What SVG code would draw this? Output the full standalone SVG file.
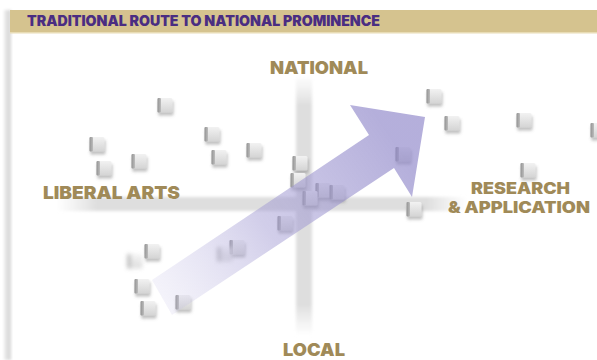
<svg xmlns="http://www.w3.org/2000/svg" width="597" height="360" viewBox="0 0 597 360">
  <defs>
    <style>
      .title{font-family:"Inter","Liberation Sans",sans-serif;font-weight:900;font-size:14px;fill:#4a2d82}
      .lbl{font-family:"Inter","Liberation Sans",sans-serif;font-weight:900;font-size:18px;fill:#a08a58}
      .lbs{font-family:"Inter","Liberation Sans",sans-serif;font-weight:900;font-size:15.5px;fill:#a08a58}
    </style>
    <linearGradient id="face" x1="0" y1="0" x2="0" y2="1">
      <stop offset="0" stop-color="#f2f2f2"/>
      <stop offset="1" stop-color="#d4d4d4"/>
    </linearGradient>
    <linearGradient id="side" x1="0" y1="0" x2="1" y2="0">
      <stop offset="0" stop-color="#929292"/>
      <stop offset="1" stop-color="#bdbdbd"/>
    </linearGradient>
    <filter id="sh" x="-50%" y="-50%" width="200%" height="200%">
      <feDropShadow dx="1" dy="3" stdDeviation="1.8" flood-color="#777" flood-opacity="0.45"/>
    </filter>
    <filter id="blur" x="-50%" y="-50%" width="200%" height="200%">
      <feGaussianBlur stdDeviation="2.2"/>
    </filter>
    <filter id="soft" x="-20%" y="-20%" width="140%" height="140%">
      <feGaussianBlur stdDeviation="1.5"/>
    </filter>
    <g id="cube">
      <rect x="-7.5" y="-7" width="15" height="14.5" rx="1.5" fill="url(#face)"/>
      <rect x="-7.5" y="-7" width="3.5" height="14.5" rx="1" fill="url(#side)"/>
    </g>
    <linearGradient id="vbar" x1="0" y1="0" x2="0" y2="1">
      <stop offset="0" stop-color="#e4e4e4" stop-opacity="0"/>
      <stop offset="0.12" stop-color="#dedede"/>
      <stop offset="0.88" stop-color="#dedede"/>
      <stop offset="1" stop-color="#e4e4e4" stop-opacity="0"/>
    </linearGradient>
    <linearGradient id="hbar" x1="0" y1="0" x2="1" y2="0">
      <stop offset="0" stop-color="#e4e4e4" stop-opacity="0"/>
      <stop offset="0.1" stop-color="#dedede"/>
      <stop offset="0.9" stop-color="#dedede"/>
      <stop offset="1" stop-color="#e4e4e4" stop-opacity="0"/>
    </linearGradient>
    <linearGradient id="arrowG" gradientUnits="userSpaceOnUse" x1="160" y1="300" x2="395" y2="140">
      <stop offset="0" stop-color="#c9c5e8" stop-opacity="0.2"/>
      <stop offset="0.45" stop-color="#a49dd4" stop-opacity="0.5"/>
      <stop offset="1" stop-color="#9189ca" stop-opacity="0.68"/>
    </linearGradient>
    <linearGradient id="edge" x1="0" y1="0" x2="1" y2="0">
      <stop offset="0" stop-color="#ececec"/>
      <stop offset="1" stop-color="#d2d2d2"/>
    </linearGradient>
  </defs>

  <rect width="597" height="360" fill="#ffffff"/>
  <rect x="4" y="10" width="7" height="350" fill="url(#edge)" filter="url(#soft)"/>

  <g id="header">
    <rect x="10" y="10" width="587" height="22" fill="#d5c38f"/>
    <rect x="10" y="32" width="587" height="1.5" fill="#e8dcb5"/>
    <text class="title" x="27" y="26" textLength="353" lengthAdjust="spacingAndGlyphs">TRADITIONAL ROUTE TO NATIONAL PROMINENCE</text>
  </g>

  <g id="axes">
    <rect x="296" y="74" width="16" height="262" fill="url(#vbar)" filter="url(#soft)"/>
    <rect x="56" y="197" width="412" height="14" fill="url(#hbar)" filter="url(#soft)"/>
  </g>

  <g id="labels">
    <text class="lbl" x="270" y="74" textLength="98" lengthAdjust="spacingAndGlyphs">NATIONAL</text>
    <text class="lbl" x="43" y="199" textLength="137" lengthAdjust="spacingAndGlyphs">LIBERAL ARTS</text>
    <text class="lbs" x="471" y="194" textLength="99" lengthAdjust="spacingAndGlyphs">RESEARCH</text>
    <text class="lbs" x="448" y="213" textLength="142" lengthAdjust="spacingAndGlyphs">&amp; APPLICATION</text>
    <text class="lbl" x="283" y="356" textLength="62" lengthAdjust="spacingAndGlyphs">LOCAL</text>
  </g>

  <g id="cubes" filter="url(#sh)">
    <g id="c1"><use href="#cube" x="165" y="105"/></g>
    <g id="c2"><use href="#cube" x="97" y="144"/></g>
    <g id="c3"><use href="#cube" x="104" y="168"/></g>
    <g id="c4"><use href="#cube" x="139" y="161"/></g>
    <g id="c5"><use href="#cube" x="212" y="134"/></g>
    <g id="c6"><use href="#cube" x="219" y="157"/></g>
    <g id="c7"><use href="#cube" x="254" y="150"/></g>
    <g id="c8"><use href="#cube" x="434" y="96"/></g>
    <g id="c9"><use href="#cube" x="452" y="123"/></g>
    <g id="c10"><use href="#cube" x="524" y="120"/></g>
    <g id="c11"><use href="#cube" x="598" y="130"/></g>
    <g id="c12"><use href="#cube" x="528" y="170"/></g>
    <g id="c13"><use href="#cube" x="414" y="209"/></g>
    <g id="c14"><use href="#cube" x="403" y="154"/></g>
    <g id="c15"><use href="#cube" x="300" y="163"/></g>
    <g id="c16"><use href="#cube" x="298" y="180"/></g>
    <g id="c17"><use href="#cube" x="323" y="190"/></g>
    <g id="c18"><use href="#cube" x="337" y="192"/></g>
    <g id="c19"><use href="#cube" x="310" y="198"/></g>
    <g id="c20"><use href="#cube" x="285" y="223"/></g>
    <g id="c21"><use href="#cube" x="237" y="247"/></g>
    <g id="c22"><use href="#cube" x="152" y="251"/></g>
    <g id="c23"><use href="#cube" x="142" y="286"/></g>
    <g id="c24"><use href="#cube" x="148" y="308"/></g>
    <g id="c25"><use href="#cube" x="183" y="302"/></g>
  </g>
  <g id="blurred" filter="url(#blur)" opacity="0.8">
    <g id="b1"><use href="#cube" x="135" y="261"/></g>
    <g id="b2"><use href="#cube" x="225" y="254"/></g>
  </g>

  <g id="connectors">
    <polygon id="arrow" points="152,280 369,135 350,105 425,117 412,197 394,168 172,315" fill="url(#arrowG)"/>
  </g>
</svg>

Do this: The material above holds pictures; copy everything else in it exactly.

Result:
What SVG code would draw this? Output the full standalone SVG file.
<svg xmlns="http://www.w3.org/2000/svg" width="597" height="360" viewBox="0 0 597 360">
  <defs>
    <style>
      .title{font-family:"Inter","Liberation Sans",sans-serif;font-weight:900;font-size:14px;fill:#4a2d82}
      .lbl{font-family:"Inter","Liberation Sans",sans-serif;font-weight:900;font-size:18px;fill:#a08a58}
      .lbs{font-family:"Inter","Liberation Sans",sans-serif;font-weight:900;font-size:15.5px;fill:#a08a58}
    </style>
    <linearGradient id="face" x1="0" y1="0" x2="0" y2="1">
      <stop offset="0" stop-color="#f2f2f2"/>
      <stop offset="1" stop-color="#d4d4d4"/>
    </linearGradient>
    <linearGradient id="side" x1="0" y1="0" x2="1" y2="0">
      <stop offset="0" stop-color="#929292"/>
      <stop offset="1" stop-color="#bdbdbd"/>
    </linearGradient>
    <filter id="sh" x="-50%" y="-50%" width="200%" height="200%">
      <feDropShadow dx="1" dy="3" stdDeviation="1.8" flood-color="#777" flood-opacity="0.45"/>
    </filter>
    <filter id="blur" x="-50%" y="-50%" width="200%" height="200%">
      <feGaussianBlur stdDeviation="2.2"/>
    </filter>
    <filter id="soft" x="-20%" y="-20%" width="140%" height="140%">
      <feGaussianBlur stdDeviation="1.5"/>
    </filter>
    <g id="cube">
      <rect x="-7.5" y="-7" width="15" height="14.5" rx="1.5" fill="url(#face)"/>
      <rect x="-7.5" y="-7" width="3.5" height="14.5" rx="1" fill="url(#side)"/>
    </g>
    <linearGradient id="vbar" x1="0" y1="0" x2="0" y2="1">
      <stop offset="0" stop-color="#e4e4e4" stop-opacity="0"/>
      <stop offset="0.12" stop-color="#dedede"/>
      <stop offset="0.88" stop-color="#dedede"/>
      <stop offset="1" stop-color="#e4e4e4" stop-opacity="0"/>
    </linearGradient>
    <linearGradient id="hbar" x1="0" y1="0" x2="1" y2="0">
      <stop offset="0" stop-color="#e4e4e4" stop-opacity="0"/>
      <stop offset="0.1" stop-color="#dedede"/>
      <stop offset="0.9" stop-color="#dedede"/>
      <stop offset="1" stop-color="#e4e4e4" stop-opacity="0"/>
    </linearGradient>
    <linearGradient id="arrowG" gradientUnits="userSpaceOnUse" x1="160" y1="300" x2="395" y2="140">
      <stop offset="0" stop-color="#c9c5e8" stop-opacity="0.2"/>
      <stop offset="0.45" stop-color="#a49dd4" stop-opacity="0.5"/>
      <stop offset="1" stop-color="#9189ca" stop-opacity="0.68"/>
    </linearGradient>
    <linearGradient id="edge" x1="0" y1="0" x2="1" y2="0">
      <stop offset="0" stop-color="#ececec"/>
      <stop offset="1" stop-color="#d2d2d2"/>
    </linearGradient>
  </defs>

  <rect width="597" height="360" fill="#ffffff"/>
  <rect x="4" y="10" width="7" height="350" fill="url(#edge)" filter="url(#soft)"/>

  <g id="header">
    <rect x="10" y="10" width="587" height="22" fill="#d5c38f"/>
    <rect x="10" y="32" width="587" height="1.5" fill="#e8dcb5"/>
    <text class="title" x="27" y="26" textLength="353" lengthAdjust="spacingAndGlyphs">TRADITIONAL ROUTE TO NATIONAL PROMINENCE</text>
  </g>

  <g id="axes">
    <rect x="296" y="74" width="16" height="262" fill="url(#vbar)" filter="url(#soft)"/>
    <rect x="56" y="197" width="412" height="14" fill="url(#hbar)" filter="url(#soft)"/>
  </g>

  <g id="labels">
    <text class="lbl" x="270" y="74" textLength="98" lengthAdjust="spacingAndGlyphs">NATIONAL</text>
    <text class="lbl" x="43" y="199" textLength="137" lengthAdjust="spacingAndGlyphs">LIBERAL ARTS</text>
    <text class="lbs" x="471" y="194" textLength="99" lengthAdjust="spacingAndGlyphs">RESEARCH</text>
    <text class="lbs" x="448" y="213" textLength="142" lengthAdjust="spacingAndGlyphs">&amp; APPLICATION</text>
    <text class="lbl" x="283" y="356" textLength="62" lengthAdjust="spacingAndGlyphs">LOCAL</text>
  </g>

  <g id="cubes" filter="url(#sh)">
    <g id="c1"><use href="#cube" x="165" y="105"/></g>
    <g id="c2"><use href="#cube" x="97" y="144"/></g>
    <g id="c3"><use href="#cube" x="104" y="168"/></g>
    <g id="c4"><use href="#cube" x="139" y="161"/></g>
    <g id="c5"><use href="#cube" x="212" y="134"/></g>
    <g id="c6"><use href="#cube" x="219" y="157"/></g>
    <g id="c7"><use href="#cube" x="254" y="150"/></g>
    <g id="c8"><use href="#cube" x="434" y="96"/></g>
    <g id="c9"><use href="#cube" x="452" y="123"/></g>
    <g id="c10"><use href="#cube" x="524" y="120"/></g>
    <g id="c11"><use href="#cube" x="598" y="130"/></g>
    <g id="c12"><use href="#cube" x="528" y="170"/></g>
    <g id="c13"><use href="#cube" x="414" y="209"/></g>
    <g id="c14"><use href="#cube" x="403" y="154"/></g>
    <g id="c15"><use href="#cube" x="300" y="163"/></g>
    <g id="c16"><use href="#cube" x="298" y="180"/></g>
    <g id="c17"><use href="#cube" x="323" y="190"/></g>
    <g id="c18"><use href="#cube" x="337" y="192"/></g>
    <g id="c19"><use href="#cube" x="310" y="198"/></g>
    <g id="c20"><use href="#cube" x="285" y="223"/></g>
    <g id="c21"><use href="#cube" x="237" y="247"/></g>
    <g id="c22"><use href="#cube" x="152" y="251"/></g>
    <g id="c23"><use href="#cube" x="142" y="286"/></g>
    <g id="c24"><use href="#cube" x="148" y="308"/></g>
    <g id="c25"><use href="#cube" x="183" y="302"/></g>
  </g>
  <g id="blurred" filter="url(#blur)" opacity="0.8">
    <g id="b1"><use href="#cube" x="135" y="261"/></g>
    <g id="b2"><use href="#cube" x="225" y="254"/></g>
  </g>

  <g id="connectors">
    <polygon id="arrow" points="152,280 369,135 350,105 425,117 412,197 394,168 172,315" fill="url(#arrowG)"/>
  </g>
</svg>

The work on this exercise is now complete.